The commitment to helping one another has deep roots in Africa’s diverse cultures. The concept of “ubuntu” in the Zulu language translates roughly to “a person is a person through other people,” an acknowledgment that a universal bond of sharing connects humanity. “Ubuntu is the essence of being human,” South African Archbishop Desmond Tutu has said. “It speaks of the fact that my humanity is caught up and is inextricably bound up in yours.... It speaks about communities.”

According to a recent survey, Africans today are becoming more willing to help each other, bucking an unfortunate international trend in the opposite direction. The 2017 World Giving Index published by the Charities Aid Foundation measured three behaviors: helping a stranger, donating money to a charity, or volunteering time to an organization.

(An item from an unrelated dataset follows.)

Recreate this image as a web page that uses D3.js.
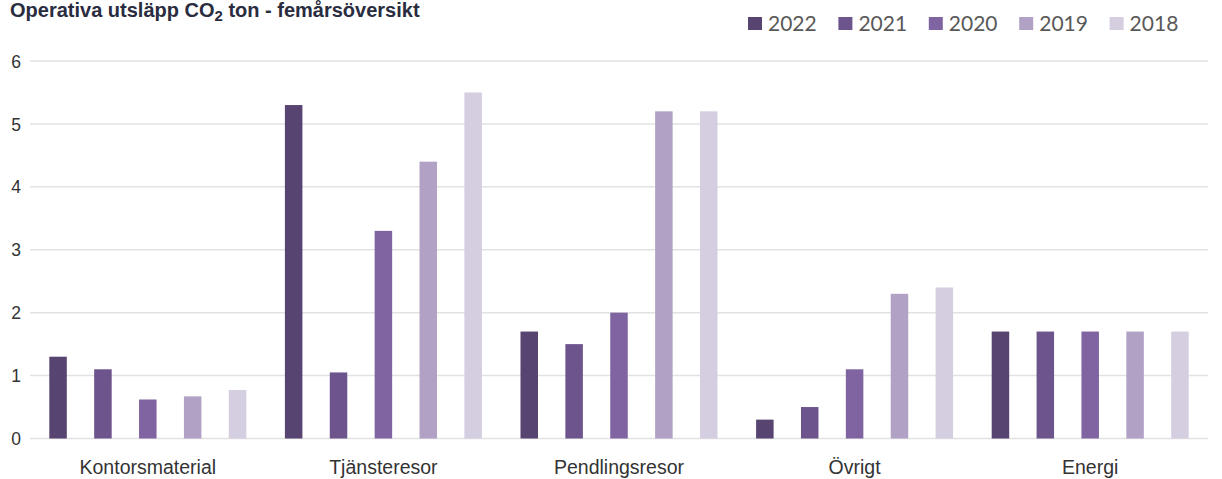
<!DOCTYPE html>
<html>
<head>
<meta charset="utf-8">
<script src="https://cdn.jsdelivr.net/npm/d3@7"></script>
<style>
  html, body { margin: 0; padding: 0; background: #fff; }
  svg { display: block; }
</style>
</head>
<body>
<svg id="chart" width="1222" height="479"></svg>
<script>
const categories = ["Kontorsmaterial", "Tjänsteresor", "Pendlingsresor", "Övrigt", "Energi"];
const years = ["2022", "2021", "2020", "2019", "2018"];
const values2022 = [1.3, 5.3, 1.7, 0.3, 1.7];
const values2021 = [1.1, 1.05, 1.5, 0.5, 1.7];
const values2020 = [0.62, 3.3, 2.0, 1.1, 1.7];
const values2019 = [0.67, 4.4, 5.2, 2.3, 1.7];
const values2018 = [0.77, 5.5, 5.2, 2.4, 1.7];
const yTicks = [0, 1, 2, 3, 4, 5, 6];
const colors = ["#574470", "#6d548c", "#8063a1", "#b1a2c5", "#d4cee0"];

const seriesValues = [values2022, values2021, values2020, values2019, values2018];
const data = categories.map((c, i) => ({
  category: c,
  vals: years.map((y, j) => ({ year: y, value: seriesValues[j][i] }))
}));

const svg = d3.select("#chart");

const x0 = d3.scaleBand().domain(categories).range([30, 1208]).paddingInner(0).paddingOuter(0);
const x1 = d3.scaleBand().domain(years).range([0, x0.bandwidth()]).paddingInner(0.61).paddingOuter(0.43);
const y = d3.scaleLinear().domain([0, 6]).range([438.5, 61]);
const color = d3.scaleOrdinal().domain(years).range(colors);

// gridlines
svg.append("g").selectAll("line").data(yTicks).join("line")
  .attr("x1", 30).attr("x2", 1208)
  .attr("y1", d => y(d)).attr("y2", d => y(d))
  .attr("stroke", "#e2e2e2").attr("stroke-width", 1.5);

// y axis labels
const yAxis = d3.axisLeft(y).tickValues(yTicks).tickSize(0).tickPadding(0).tickFormat(d3.format("d"));
const yg = svg.append("g").attr("transform", "translate(21,0)").call(yAxis);
yg.select(".domain").remove();
yg.selectAll("text")
  .attr("font-family", "Liberation Sans, Arial, sans-serif")
  .attr("font-size", 17.5).attr("fill", "#333").attr("dy", "0.35em");

// bars
svg.append("g").selectAll("g").data(data).join("g")
  .attr("transform", d => `translate(${x0(d.category)},0)`)
  .selectAll("rect").data(d => d.vals).join("rect")
  .attr("x", d => x1(d.year))
  .attr("width", x1.bandwidth())
  .attr("y", d => y(d.value))
  .attr("height", d => y(0) - y(d.value))
  .attr("fill", d => color(d.year));

// x axis labels
const xAxis = d3.axisBottom(x0).tickSize(0).tickPadding(0);
const xg = svg.append("g").attr("transform", "translate(0,474)").call(xAxis);
xg.select(".domain").remove();
xg.selectAll("text")
  .attr("font-family", "Liberation Sans, Arial, sans-serif")
  .attr("font-size", 19.5).attr("fill", "#333").attr("dy", 0).attr("y", 0);

// title
const title = svg.append("text")
  .attr("x", 10).attr("y", 17)
  .attr("font-family", "Liberation Sans, Arial, sans-serif")
  .attr("font-weight", "bold").attr("font-size", 20).attr("fill", "#2a2c40");
title.append("tspan").text("Operativa utsläpp CO");
title.append("tspan").attr("font-size", 15).attr("dy", 4).text("2");
title.append("tspan").attr("dy", -4).text(" ton - femårsöversikt");

// legend
const legendX = d3.scaleBand().domain(years).range([748, 1200]).paddingInner(0).paddingOuter(0);
const lg = svg.append("g").selectAll("g").data(years).join("g")
  .attr("transform", d => `translate(${legendX(d)},0)`);
lg.append("rect").attr("x", 0).attr("y", 17).attr("width", 14).attr("height", 13)
  .attr("fill", d => color(d));
lg.append("text").attr("x", 20).attr("y", 30.5)
  .attr("font-family", "Lato, Open Sans, sans-serif").attr("font-size", 21)
  .attr("fill", "#595959").text(d => d);
</script>
</body>
</html>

Africa was the only continent to see an increase in all three of these giving behaviors.

Among the countries with the highest percentage of people who said they had helped a stranger, for example, Sierra Leone ranked No. 1, Kenya No. 4, and Liberia No. 5. The United States ranked No. 7. Among countries with the highest percentage of people who volunteered time to help others Kenya ranked No. 2, Liberia No. 4, and Sierra Leone No. 8. The US ranked No. 7.

Turning from passive acceptance of foreign aid to the dynamism of self-development is the future of the continent, says Ibrahim Assane Mayaki, chief executive officer of the South Africa-based New Partnership for Africa’s Development Planning and Coordinating Agency. “Africa today looks like what Asia and China did in the 1950s. If you look at most of the experts who were analyzing India and China in the 1950s, they were not very optimistic regarding the future.

“China and India didn’t develop with aid. They developed with their ideas and with their leadership. It allowed them to leapfrog and make huge progresses,” said Dr. Mayaki, a former prime minister of Niger, at a meeting of the Mo Ibrahim Foundation in Nairobi, Kenya, last month. (Mr. Ibrahim, who was born in Sudan, is another of Africa’s billionaires.) 

“Africa today is psychologically in that same position,” Mayaki continued. “We are more confident than before. We don’t think solutions will come from outside. We believe more in ourselves. And we believe regional solutions are important. This is the most important asset that we have.”

That could almost be a line from “Black Panther.”